Is coaching and mentoring more about great questions or great listening?

This article tackles a common pitfall for coaches: getting stuck formulating the perfect question and forgetting to listen.

When I am training new coaches and providing feedback, one thing they tell often confide is “Yeah, I know I’d stopped listening properly…it was because I was thinking about the right question to ask next.”
So how can you learn to pose the right question in the right way? Without thinking too much about thinking about the question…because that inhibits your ability to listen well?!
I can’t say I have found all the answers, but I have got some experience and been given some great feedback that has helped me. Before I start with the specifics, a great piece of overarching feedback I once received was “None of us are ever the finished article, Dulcie, so let it be OK you are not perfect every time”. Thinking of this helps me to reflect on my coaching in a positive way – and not give myself too hard a time when I find I could still could do better, despite over 10 years of coaching!
First, the old adage that we have 1 mouth and 2 ears…It’s probably more relevant when coaching than at other points in your management day. Sometimes the old ones are the best. Sometimes if I find that I am asking too many questions and taking up too much of the air time, this will pop into my head. And that is enough to help me to re-focus on the coachee and less on me. Because frankly if I am spending too much of the coachees time thinking about my questions, then my ego is getting in the way of my ability to help. Just trust that if you are wondering whether to listen or speak, stay schtum…Silence is your friend as a coach. Use it.
Second, have a few “saviours” up your sleeve. Questions to get you out of a lack of listening hole !! It can be relatively easy to stop yourself spending time in unproductive thoughts about the quality of your next question. But what then. You stop yourself. You realise you have not been listening as well as you could. You zone back in. Shit! You have lost the thread of what the coachee is saying. Don’t panic. It happens. It happens less with practise. But for now, try a saviour. They are questions that tend to help coachees at any point. So it’s not cheating. Just you finding a solution that works to being human…

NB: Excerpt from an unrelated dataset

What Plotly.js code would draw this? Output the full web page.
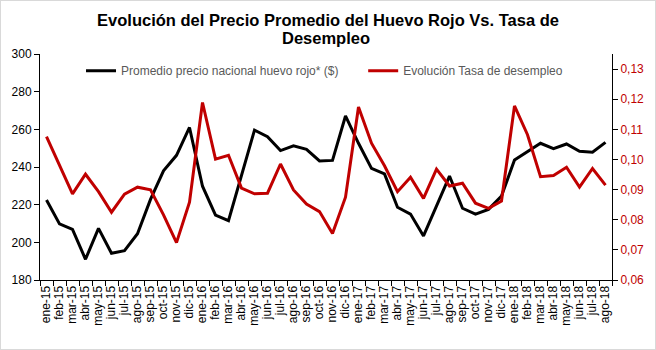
<!DOCTYPE html>
<html><head><meta charset="utf-8">
<script src="https://cdn.plot.ly/plotly-3.0.1.min.js"></script>
<style>html,body{margin:0;padding:0;background:#fff}#c{width:656px;height:350px;box-sizing:border-box;border:1px solid #d9d9d9}</style>
</head><body><div id="c"></div>
<script>
const months = ["ene-15","feb-15","mar-15","abr-15","may-15","jun-15","jul-15","ago-15","sep-15","oct-15","nov-15","dic-15",
"ene-16","feb-16","mar-16","abr-16","may-16","jun-16","jul-16","ago-16","sep-16","oct-16","nov-16","dic-16",
"ene-17","feb-17","mar-17","abr-17","may-17","jun-17","jul-17","ago-17","sep-17","oct-17","nov-17","dic-17",
"ene-18","feb-18","mar-18","abr-18","may-18","jun-18","jul-18","ago-18"];
const precioHuevo = [222.5,209.8,206.9,191.0,207.4,194.2,195.6,204.6,222.8,238.0,246.2,261.0,
229.8,214.4,211.5,235.4,259.6,256.1,248.7,251.2,249.4,243.2,243.5,267.1,
252.6,239.3,236.3,218.6,215.0,203.4,219.3,235.2,218.1,215.0,217.5,224.6,
243.7,248.1,252.6,249.7,252.2,248.3,247.8,253.1];
const tasaDesempleo = [0.1076,0.0982,0.0886,0.0951,0.0893,0.0825,0.0885,0.0908,0.0899,0.0816,0.0724,0.0858,
0.1189,0.1001,0.1014,0.0905,0.0886,0.0888,0.0985,0.0899,0.0852,0.0827,0.0754,0.0875,
0.1174,0.1054,0.0979,0.0893,0.0941,0.0871,0.0968,0.0912,0.0921,0.0855,0.0838,0.0862,
0.1178,0.1082,0.0943,0.0947,0.0974,0.0908,0.0970,0.0915];
const yTicks = [180,200,220,240,260,280,300];
const y2Ticks = [0.06,0.07,0.08,0.09,0.10,0.11,0.12,0.13];

const traces = [
 {x: months, y: precioHuevo, type:'scatter', mode:'lines', name:'Promedio precio nacional huevo rojo* ($)',
  line:{color:'#000000', width:3}, legend:'legend'},
 {x: months, y: tasaDesempleo, type:'scatter', mode:'lines', name:'Evolución Tasa de desempleo', yaxis:'y2',
  line:{color:'#C00000', width:3}, legend:'legend2'}
];
const legStyle = {orientation:'h', y:0.99, xanchor:'left', yanchor:'top', bgcolor:'rgba(0,0,0,0)',
  font:{size:12, color:'#595959'}, itemwidth:30};
const layout = {
 width:654, height:348,
 margin:{l:39, r:43, t:53, b:69},
 separators:',.',
 paper_bgcolor:'#fff', plot_bgcolor:'#fff',
 font:{family:'Arial, Liberation Sans, sans-serif', size:11, color:'#000'},
 title:{text:'<b>Evolución del Precio Promedio del Huevo Rojo Vs. Tasa de</b>',
  x:0.5, xanchor:'center', yref:'container', y:0.945, yanchor:'middle',
  font:{size:16.5, color:'#000', family:'Arial, Liberation Sans, sans-serif'}},
 annotations:[{text:'<b>Desempleo</b>', xref:'paper', yref:'paper', x:0.5, y:1.0708, xanchor:'center', yanchor:'middle',
  showarrow:false, font:{size:16.5, color:'#000', family:'Arial, Liberation Sans, sans-serif'}}],
 showlegend:true,
 legend:Object.assign({}, legStyle, {x:0.0717}),
 legend2:Object.assign({}, legStyle, {x:0.565}),
 xaxis:{type:'category', tickmode:'array', tickvals:months, ticktext:months, tickangle:-90,
  range:[-0.5, months.length-0.5], showline:true, linecolor:'#000', linewidth:1, ticks:'outside', ticklen:5,
  tickcolor:'#000', tickson:'boundaries', showgrid:false, zeroline:false, tickfont:{size:12, color:'#000'}},
 yaxis:{range:[180,300], tickvals:yTicks, showline:true, linecolor:'#000', linewidth:1, ticks:'outside', ticklen:5,
  tickcolor:'#000', showgrid:false, zeroline:false, tickfont:{size:12, color:'#000'}},
 yaxis2:{overlaying:'y', side:'right', range:[0.06,0.135], tickvals:y2Ticks, tickformat:'.2f', showline:true,
  linecolor:'#000', linewidth:1, ticks:'outside', ticklen:5, tickcolor:'#000', showgrid:false, zeroline:false,
  tickfont:{size:12, color:'#C00000'}}
};
Plotly.newPlot('c', traces, layout, {displayModeBar:false, staticPlot:true});
</script></body></html>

“I’m curious about what that means for you?”
“What do you think might be going on under the surface for you?”
“What are you wondering right now?”
Or if all else fails (and anyone who has been in coaching training with me will now be envisaging John Travolta…)
“Tell me more”
Thirdly, Know that this does come with practise. So clock up the hours, but just as importantly, reflect afterwards. Notice when you were focusing more on you and your brilliant question to come, than on them. Noticing and being curious about why that is for yourself will get you there.
A final thought. Give yourself permission to not ask questions right now. Another stunning piece of feedback I was given was “It is never too late to ask a great question Dulcie…but it can be too early.” This helps me park a thought that I am excited to share! That way, if it is too early for the coachee or my instincts are wrong – no harm done. If it’s not – great. It will still be relevant later on. I tend to just jot a key word down on my notes so I don’t forget it and then straight back with my full attention and listening.
I had a great result with this technique recently. I asked my client to think about the question I had “saved” as homework between our sessions. It gave us some real breakthrough thinking. But I suspect, had I asked it in the moment it would not have had that power…
It’s never too late to ask a great question and your mind might be desperate to refine it and make it brilliant. But if in doubt…listen for a bit longer first.